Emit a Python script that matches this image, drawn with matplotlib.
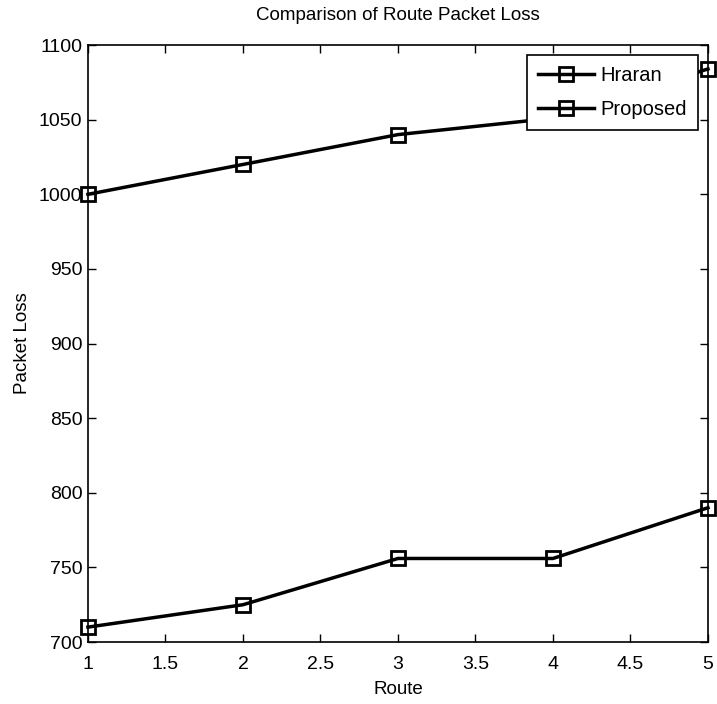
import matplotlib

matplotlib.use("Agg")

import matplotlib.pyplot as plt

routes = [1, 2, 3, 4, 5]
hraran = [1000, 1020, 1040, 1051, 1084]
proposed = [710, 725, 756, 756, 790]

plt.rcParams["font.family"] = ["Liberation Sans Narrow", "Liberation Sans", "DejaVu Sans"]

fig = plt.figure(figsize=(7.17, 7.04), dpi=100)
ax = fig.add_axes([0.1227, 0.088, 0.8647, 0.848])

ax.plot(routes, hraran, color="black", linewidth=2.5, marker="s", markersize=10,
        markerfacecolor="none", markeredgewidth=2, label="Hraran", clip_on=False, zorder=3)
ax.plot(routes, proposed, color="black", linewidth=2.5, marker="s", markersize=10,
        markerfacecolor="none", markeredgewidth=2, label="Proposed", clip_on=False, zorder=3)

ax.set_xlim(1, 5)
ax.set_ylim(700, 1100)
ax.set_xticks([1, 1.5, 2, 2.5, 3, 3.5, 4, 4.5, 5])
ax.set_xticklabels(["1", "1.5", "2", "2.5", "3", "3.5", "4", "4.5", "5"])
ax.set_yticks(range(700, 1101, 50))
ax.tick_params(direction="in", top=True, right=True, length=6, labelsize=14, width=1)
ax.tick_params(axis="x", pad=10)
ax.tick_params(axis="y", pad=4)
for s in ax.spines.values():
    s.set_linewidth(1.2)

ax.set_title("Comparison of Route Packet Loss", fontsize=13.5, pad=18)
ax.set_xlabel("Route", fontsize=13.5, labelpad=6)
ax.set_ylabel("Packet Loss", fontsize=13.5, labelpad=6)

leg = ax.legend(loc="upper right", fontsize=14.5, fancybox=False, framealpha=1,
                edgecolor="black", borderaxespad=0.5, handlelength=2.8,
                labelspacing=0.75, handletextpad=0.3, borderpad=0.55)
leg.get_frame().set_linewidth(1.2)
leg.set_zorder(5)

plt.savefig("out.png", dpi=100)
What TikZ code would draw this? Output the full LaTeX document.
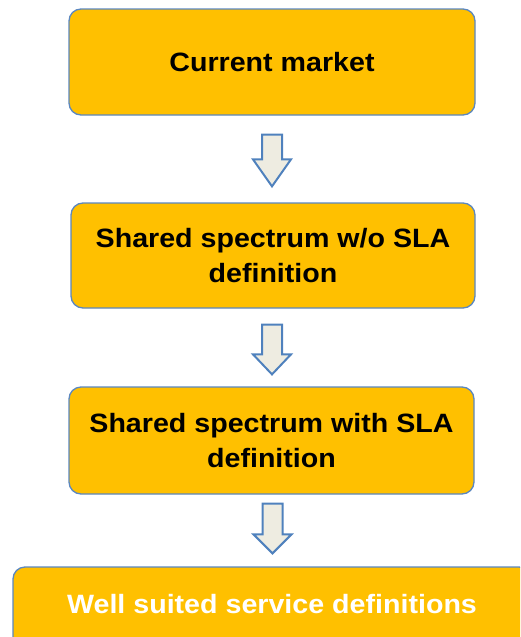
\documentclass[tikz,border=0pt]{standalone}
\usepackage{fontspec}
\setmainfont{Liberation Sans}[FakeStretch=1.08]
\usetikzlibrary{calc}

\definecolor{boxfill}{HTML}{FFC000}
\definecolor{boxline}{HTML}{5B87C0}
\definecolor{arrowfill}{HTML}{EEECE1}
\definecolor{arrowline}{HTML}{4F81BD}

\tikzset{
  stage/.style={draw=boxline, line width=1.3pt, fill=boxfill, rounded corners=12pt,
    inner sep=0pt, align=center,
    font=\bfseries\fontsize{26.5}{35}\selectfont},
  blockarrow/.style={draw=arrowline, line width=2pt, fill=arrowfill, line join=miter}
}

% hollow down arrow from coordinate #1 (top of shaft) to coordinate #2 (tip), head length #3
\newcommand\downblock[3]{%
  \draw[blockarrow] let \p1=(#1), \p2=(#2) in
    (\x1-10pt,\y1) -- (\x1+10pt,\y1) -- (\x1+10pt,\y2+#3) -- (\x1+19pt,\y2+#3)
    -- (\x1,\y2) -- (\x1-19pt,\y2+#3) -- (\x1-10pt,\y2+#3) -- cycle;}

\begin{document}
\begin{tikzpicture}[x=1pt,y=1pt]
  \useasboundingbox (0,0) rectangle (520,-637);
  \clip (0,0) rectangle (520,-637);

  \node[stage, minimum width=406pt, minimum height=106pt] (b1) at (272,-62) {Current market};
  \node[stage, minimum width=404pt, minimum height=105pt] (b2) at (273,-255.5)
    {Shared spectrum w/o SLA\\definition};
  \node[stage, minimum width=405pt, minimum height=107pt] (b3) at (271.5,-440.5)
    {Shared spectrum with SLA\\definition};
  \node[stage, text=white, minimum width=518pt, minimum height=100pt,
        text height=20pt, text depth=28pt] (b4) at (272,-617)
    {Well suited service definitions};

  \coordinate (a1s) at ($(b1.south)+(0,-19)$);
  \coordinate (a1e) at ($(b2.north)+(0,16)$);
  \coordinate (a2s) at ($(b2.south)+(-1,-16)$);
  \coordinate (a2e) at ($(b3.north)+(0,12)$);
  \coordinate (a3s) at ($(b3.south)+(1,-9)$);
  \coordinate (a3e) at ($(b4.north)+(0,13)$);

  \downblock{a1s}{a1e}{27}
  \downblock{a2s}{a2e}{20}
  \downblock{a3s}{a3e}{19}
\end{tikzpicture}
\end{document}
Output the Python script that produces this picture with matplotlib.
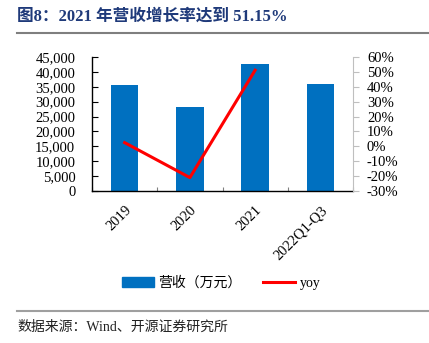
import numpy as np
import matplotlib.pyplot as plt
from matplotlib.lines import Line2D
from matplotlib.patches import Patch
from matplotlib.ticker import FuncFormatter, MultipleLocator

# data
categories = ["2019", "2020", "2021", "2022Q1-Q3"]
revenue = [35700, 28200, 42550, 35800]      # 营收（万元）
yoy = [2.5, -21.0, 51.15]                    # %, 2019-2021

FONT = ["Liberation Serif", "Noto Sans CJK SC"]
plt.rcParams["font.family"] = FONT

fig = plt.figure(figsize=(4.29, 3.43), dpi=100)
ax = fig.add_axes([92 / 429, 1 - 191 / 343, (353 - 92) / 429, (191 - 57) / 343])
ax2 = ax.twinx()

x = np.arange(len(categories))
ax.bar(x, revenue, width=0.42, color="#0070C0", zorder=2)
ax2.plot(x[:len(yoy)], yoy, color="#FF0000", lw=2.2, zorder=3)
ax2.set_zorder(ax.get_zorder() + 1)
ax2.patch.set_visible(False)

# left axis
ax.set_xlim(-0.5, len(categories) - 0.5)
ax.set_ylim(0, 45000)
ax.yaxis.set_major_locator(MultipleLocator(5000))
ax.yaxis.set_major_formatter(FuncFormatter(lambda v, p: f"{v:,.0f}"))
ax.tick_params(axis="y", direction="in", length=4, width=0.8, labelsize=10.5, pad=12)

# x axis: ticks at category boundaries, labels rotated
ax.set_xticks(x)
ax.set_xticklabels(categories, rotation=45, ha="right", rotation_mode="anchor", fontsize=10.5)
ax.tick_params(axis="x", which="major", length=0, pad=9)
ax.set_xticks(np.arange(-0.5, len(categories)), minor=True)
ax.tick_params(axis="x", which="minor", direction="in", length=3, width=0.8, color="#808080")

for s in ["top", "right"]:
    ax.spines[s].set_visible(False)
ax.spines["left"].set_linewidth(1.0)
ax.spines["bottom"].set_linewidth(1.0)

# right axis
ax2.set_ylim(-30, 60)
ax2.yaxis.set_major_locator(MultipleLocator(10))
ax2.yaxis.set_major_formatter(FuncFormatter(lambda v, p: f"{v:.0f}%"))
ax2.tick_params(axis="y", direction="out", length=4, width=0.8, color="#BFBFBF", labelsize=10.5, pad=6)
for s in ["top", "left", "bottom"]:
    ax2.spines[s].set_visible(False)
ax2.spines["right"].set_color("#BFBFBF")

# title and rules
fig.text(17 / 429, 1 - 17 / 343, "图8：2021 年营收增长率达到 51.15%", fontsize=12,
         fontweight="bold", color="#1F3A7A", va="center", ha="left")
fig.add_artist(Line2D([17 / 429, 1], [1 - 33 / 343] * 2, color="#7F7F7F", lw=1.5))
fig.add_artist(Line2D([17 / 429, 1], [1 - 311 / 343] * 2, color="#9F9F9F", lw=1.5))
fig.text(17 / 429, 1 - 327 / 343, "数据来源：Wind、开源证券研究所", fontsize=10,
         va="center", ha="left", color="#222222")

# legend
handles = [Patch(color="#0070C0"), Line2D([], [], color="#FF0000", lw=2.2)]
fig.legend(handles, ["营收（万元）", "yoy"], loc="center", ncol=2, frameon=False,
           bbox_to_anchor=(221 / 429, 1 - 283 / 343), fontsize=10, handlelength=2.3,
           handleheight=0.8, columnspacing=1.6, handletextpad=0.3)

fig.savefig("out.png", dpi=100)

·····

▸ PROMPT
Hand back the exact lines from the start of the entries to the line with "proposed = [710, 725, 756, 756, 790]", both ends kept and pictures left out.

▸ SOLUTION TO THIS PROBLEM
Emit a Python script that matches this image, drawn with matplotlib.
import matplotlib

matplotlib.use("Agg")

import matplotlib.pyplot as plt

routes = [1, 2, 3, 4, 5]
hraran = [1000, 1020, 1040, 1051, 1084]
proposed = [710, 725, 756, 756, 790]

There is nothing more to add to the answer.